On the theory that a lawyer is only as good as his last verdict, I am not very good at all. A jury returned a verdict against my client this afternoon, convicting him of two counts relating to the sexual abuse of a child. That the jury acquitted on two related counts is no consolation. My client faces fives years behind bars at a minimum. He insists he is innocent.
A hard truth of criminal defense work is that we lawyers are not witnesses to the events that bring a case to trial. We are advocates. Hence, when a jury returns a verdict against our client it is a very personal rejection. The jury has listened to, and then rejected, the argument we made on behalf of a client.
But some cases cause me to scratch my head and wonder more than others. In the verdict returned today, my client, a man in his forties, was accused by an eight-year-old girl of having placed his hand down her pants and "tickled" her. When he was done, she claimed he smelled his fingers.
At least that was one version of her testimony. At trial, the girl, now ten, claimed the tickling took place in a different location, and that events wholly at odds with her prior statements had taken place. We were shocked by the difference in recollection and argued that all of her testimoney was unreliable. The state was reduced to arguing that all the jury had to do was believe any part of it, begging for an incoherent conviction.
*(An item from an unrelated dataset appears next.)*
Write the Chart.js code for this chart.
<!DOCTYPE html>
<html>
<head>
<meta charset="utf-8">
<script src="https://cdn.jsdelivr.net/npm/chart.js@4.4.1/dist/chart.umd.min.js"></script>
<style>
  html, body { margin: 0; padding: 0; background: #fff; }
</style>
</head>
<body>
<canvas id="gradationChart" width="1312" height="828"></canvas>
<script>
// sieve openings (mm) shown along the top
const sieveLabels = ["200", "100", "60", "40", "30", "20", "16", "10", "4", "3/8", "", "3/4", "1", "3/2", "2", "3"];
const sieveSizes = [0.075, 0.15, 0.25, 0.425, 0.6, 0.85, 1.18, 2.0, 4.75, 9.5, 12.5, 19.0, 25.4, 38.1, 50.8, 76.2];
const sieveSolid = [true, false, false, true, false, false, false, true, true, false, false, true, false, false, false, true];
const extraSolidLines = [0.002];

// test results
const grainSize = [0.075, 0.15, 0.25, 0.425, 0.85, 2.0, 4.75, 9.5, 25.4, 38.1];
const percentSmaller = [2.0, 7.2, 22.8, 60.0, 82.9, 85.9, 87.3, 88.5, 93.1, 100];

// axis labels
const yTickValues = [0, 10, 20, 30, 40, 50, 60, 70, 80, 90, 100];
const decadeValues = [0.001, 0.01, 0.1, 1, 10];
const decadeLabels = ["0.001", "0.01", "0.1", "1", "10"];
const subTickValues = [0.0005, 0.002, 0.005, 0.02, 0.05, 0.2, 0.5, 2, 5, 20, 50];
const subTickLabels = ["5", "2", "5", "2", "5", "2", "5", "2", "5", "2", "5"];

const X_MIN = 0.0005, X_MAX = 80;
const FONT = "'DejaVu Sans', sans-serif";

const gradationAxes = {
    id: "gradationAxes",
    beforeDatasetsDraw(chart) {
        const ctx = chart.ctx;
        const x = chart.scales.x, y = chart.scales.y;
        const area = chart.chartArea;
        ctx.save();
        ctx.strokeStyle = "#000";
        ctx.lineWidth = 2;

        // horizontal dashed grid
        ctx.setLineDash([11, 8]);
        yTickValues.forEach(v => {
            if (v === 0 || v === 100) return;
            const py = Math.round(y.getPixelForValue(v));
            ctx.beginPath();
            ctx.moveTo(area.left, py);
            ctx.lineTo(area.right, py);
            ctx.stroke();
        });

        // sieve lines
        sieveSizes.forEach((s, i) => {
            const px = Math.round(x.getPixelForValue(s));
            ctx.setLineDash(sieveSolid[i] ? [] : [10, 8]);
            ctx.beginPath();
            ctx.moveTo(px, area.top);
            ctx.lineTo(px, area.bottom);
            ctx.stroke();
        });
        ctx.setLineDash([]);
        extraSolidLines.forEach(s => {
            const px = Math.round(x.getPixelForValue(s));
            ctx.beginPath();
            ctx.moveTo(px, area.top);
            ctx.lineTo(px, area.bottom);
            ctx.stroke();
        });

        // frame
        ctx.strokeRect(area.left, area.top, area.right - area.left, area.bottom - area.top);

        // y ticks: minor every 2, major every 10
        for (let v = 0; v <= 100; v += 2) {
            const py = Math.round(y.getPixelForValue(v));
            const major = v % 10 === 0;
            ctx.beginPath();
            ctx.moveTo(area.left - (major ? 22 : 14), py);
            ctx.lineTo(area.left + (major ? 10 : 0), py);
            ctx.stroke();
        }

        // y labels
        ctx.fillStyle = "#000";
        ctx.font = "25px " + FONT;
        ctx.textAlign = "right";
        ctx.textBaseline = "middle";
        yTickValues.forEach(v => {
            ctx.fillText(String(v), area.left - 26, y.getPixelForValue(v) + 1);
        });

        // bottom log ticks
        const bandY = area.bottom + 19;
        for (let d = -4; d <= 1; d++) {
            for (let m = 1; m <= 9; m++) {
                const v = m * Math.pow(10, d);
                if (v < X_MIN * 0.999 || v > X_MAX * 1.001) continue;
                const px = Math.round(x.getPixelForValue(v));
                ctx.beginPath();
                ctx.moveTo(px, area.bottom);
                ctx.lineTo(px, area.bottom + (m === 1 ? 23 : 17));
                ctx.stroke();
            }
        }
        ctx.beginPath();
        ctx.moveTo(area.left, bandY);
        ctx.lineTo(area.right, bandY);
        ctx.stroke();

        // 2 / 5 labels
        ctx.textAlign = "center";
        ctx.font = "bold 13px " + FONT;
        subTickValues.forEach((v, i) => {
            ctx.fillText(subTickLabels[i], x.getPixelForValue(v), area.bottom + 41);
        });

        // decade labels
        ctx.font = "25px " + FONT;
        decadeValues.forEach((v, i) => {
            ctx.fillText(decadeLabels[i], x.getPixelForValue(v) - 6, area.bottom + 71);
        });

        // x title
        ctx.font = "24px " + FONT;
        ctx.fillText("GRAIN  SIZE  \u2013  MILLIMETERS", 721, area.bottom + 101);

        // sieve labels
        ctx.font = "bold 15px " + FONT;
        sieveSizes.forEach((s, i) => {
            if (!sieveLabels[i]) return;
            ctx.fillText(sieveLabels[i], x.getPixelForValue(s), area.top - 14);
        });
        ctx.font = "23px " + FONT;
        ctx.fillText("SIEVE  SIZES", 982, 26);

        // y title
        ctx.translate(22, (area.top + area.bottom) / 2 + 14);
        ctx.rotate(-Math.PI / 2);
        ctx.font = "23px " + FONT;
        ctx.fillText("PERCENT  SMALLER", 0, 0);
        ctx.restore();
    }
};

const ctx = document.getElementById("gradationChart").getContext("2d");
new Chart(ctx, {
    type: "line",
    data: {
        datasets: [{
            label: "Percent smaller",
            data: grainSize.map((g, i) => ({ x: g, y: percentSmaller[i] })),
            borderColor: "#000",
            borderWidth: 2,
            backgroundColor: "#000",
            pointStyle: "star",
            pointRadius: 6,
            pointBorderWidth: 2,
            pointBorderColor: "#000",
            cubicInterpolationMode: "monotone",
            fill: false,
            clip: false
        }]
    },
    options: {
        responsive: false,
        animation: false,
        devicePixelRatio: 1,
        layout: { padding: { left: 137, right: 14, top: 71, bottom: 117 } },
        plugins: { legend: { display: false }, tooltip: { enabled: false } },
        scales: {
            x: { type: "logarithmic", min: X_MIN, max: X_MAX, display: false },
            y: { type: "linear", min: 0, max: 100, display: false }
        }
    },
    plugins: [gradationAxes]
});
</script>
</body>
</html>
The jury forgave the inconsistencies, and did not credit my client's denial at all.
The terror of the case is that there were no other witnesses, no corroboration of the girl's claims. Nothing. Just the word of an eight-year-old living in a house characterized by the turmoil of a bitter divorce. This and this alone is sufficient to convict.
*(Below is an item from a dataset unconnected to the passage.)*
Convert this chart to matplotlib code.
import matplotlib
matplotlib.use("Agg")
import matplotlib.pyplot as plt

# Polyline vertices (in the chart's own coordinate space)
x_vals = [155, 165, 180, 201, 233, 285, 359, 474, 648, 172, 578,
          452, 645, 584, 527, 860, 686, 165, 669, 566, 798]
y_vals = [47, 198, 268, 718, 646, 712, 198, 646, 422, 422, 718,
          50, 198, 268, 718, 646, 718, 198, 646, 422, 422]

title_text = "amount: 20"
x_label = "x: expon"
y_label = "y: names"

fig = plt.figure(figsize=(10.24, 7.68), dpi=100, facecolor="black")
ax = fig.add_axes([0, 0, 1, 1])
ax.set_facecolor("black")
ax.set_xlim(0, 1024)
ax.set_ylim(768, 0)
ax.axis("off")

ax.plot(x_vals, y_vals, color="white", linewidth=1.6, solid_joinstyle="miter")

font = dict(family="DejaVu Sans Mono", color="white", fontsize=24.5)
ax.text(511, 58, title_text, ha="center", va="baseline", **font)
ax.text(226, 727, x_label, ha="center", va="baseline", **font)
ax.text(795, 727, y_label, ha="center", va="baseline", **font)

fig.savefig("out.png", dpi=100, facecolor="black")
I tried a good case. I know I did. And there is nothing more I could have done for my client. But still the sense of failure weighs heavily on me. I look at this case and wonder whether I would ever consent to babysit an eight-year-old child, or otherwise be left alone with a child. And the answer is simple: I would want a witness. It is too easy for a child to see Santa one moment and wicked uncle Ernie the next. Jurors apparently feel obliged to take any utterance from the mouth of a babe and rely upon it.
So I failed my client. He was convicted. He proclaims still his innocence. But to six jurors and now a world of strangers who will never know him, he is a child molester. But I wonder, really, whether it should be so simple to reach these devastating judgments on such flimsy evidence. I wonder whether the truth was not crucified in this trial. I wonder, and I retreat into a place of silent recrimination as I prepare for the next such trial.
I am free today. My client is out on bond. The state can crow over a conviction. But somehow this seems less justice than casting darts. When the lone word of a child, inconsistent and uncorroborated in any respect is sufficient to convict, we are all potential victims.